*DATA SHOWN*
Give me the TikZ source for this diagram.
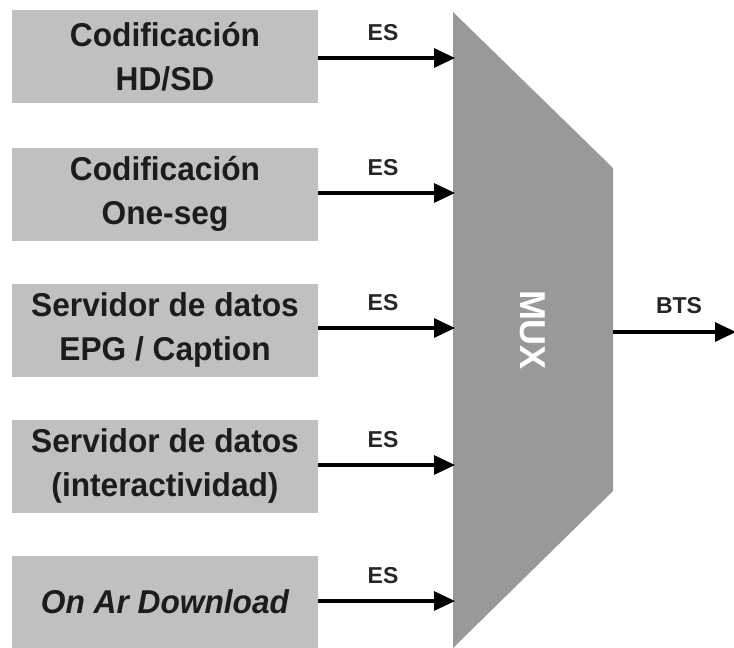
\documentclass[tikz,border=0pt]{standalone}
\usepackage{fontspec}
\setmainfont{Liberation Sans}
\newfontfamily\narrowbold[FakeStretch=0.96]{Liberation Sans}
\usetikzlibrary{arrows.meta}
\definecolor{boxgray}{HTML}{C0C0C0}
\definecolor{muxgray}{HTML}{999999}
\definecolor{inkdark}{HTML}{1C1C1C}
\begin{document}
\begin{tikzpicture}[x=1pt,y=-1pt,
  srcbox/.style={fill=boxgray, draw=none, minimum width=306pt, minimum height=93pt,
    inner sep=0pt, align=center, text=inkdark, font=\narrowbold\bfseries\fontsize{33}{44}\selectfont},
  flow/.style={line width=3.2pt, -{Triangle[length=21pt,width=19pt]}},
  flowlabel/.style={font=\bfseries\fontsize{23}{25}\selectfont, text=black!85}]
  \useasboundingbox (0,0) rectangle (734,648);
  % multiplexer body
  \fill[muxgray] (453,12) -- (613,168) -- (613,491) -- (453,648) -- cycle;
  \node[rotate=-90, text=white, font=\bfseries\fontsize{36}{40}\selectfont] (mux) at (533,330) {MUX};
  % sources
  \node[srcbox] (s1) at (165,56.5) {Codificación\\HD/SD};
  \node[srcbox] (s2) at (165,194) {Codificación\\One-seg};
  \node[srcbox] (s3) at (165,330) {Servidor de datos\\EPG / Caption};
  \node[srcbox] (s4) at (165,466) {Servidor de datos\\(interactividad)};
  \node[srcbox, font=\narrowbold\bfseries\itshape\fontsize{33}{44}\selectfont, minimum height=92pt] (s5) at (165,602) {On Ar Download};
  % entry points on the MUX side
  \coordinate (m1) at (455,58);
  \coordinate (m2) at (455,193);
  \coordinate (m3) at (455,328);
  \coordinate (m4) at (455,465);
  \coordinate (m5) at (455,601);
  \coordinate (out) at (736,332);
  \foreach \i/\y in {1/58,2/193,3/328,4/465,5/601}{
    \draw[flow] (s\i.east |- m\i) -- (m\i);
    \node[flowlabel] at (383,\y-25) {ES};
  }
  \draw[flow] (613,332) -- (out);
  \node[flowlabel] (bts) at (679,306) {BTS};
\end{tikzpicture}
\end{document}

*INSTRUCTION*
Repeat the material above word for word, please, apart from its images.

*RESPONSE*
Give me the TikZ source for this diagram.
\documentclass[tikz,border=0pt]{standalone}
\usepackage{fontspec}
\setmainfont{Liberation Sans}
\newfontfamily\narrowbold[FakeStretch=0.96]{Liberation Sans}
\usetikzlibrary{arrows.meta}
\definecolor{boxgray}{HTML}{C0C0C0}
\definecolor{muxgray}{HTML}{999999}
\definecolor{inkdark}{HTML}{1C1C1C}
\begin{document}
\begin{tikzpicture}[x=1pt,y=-1pt,
  srcbox/.style={fill=boxgray, draw=none, minimum width=306pt, minimum height=93pt,
    inner sep=0pt, align=center, text=inkdark, font=\narrowbold\bfseries\fontsize{33}{44}\selectfont},
  flow/.style={line width=3.2pt, -{Triangle[length=21pt,width=19pt]}},
  flowlabel/.style={font=\bfseries\fontsize{23}{25}\selectfont, text=black!85}]
  \useasboundingbox (0,0) rectangle (734,648);
  % multiplexer body
  \fill[muxgray] (453,12) -- (613,168) -- (613,491) -- (453,648) -- cycle;
  \node[rotate=-90, text=white, font=\bfseries\fontsize{36}{40}\selectfont] (mux) at (533,330) {MUX};
  % sources
  \node[srcbox] (s1) at (165,56.5) {Codificación\\HD/SD};
  \node[srcbox] (s2) at (165,194) {Codificación\\One-seg};
  \node[srcbox] (s3) at (165,330) {Servidor de datos\\EPG / Caption};
  \node[srcbox] (s4) at (165,466) {Servidor de datos\\(interactividad)};
  \node[srcbox, font=\narrowbold\bfseries\itshape\fontsize{33}{44}\selectfont, minimum height=92pt] (s5) at (165,602) {On Ar Download};
  % entry points on the MUX side
  \coordinate (m1) at (455,58);
  \coordinate (m2) at (455,193);
  \coordinate (m3) at (455,328);
  \coordinate (m4) at (455,465);
  \coordinate (m5) at (455,601);
  \coordinate (out) at (736,332);
  \foreach \i/\y in {1/58,2/193,3/328,4/465,5/601}{
    \draw[flow] (s\i.east |- m\i) -- (m\i);
    \node[flowlabel] at (383,\y-25) {ES};
  }
  \draw[flow] (613,332) -- (out);
  \node[flowlabel] (bts) at (679,306) {BTS};
\end{tikzpicture}
\end{document}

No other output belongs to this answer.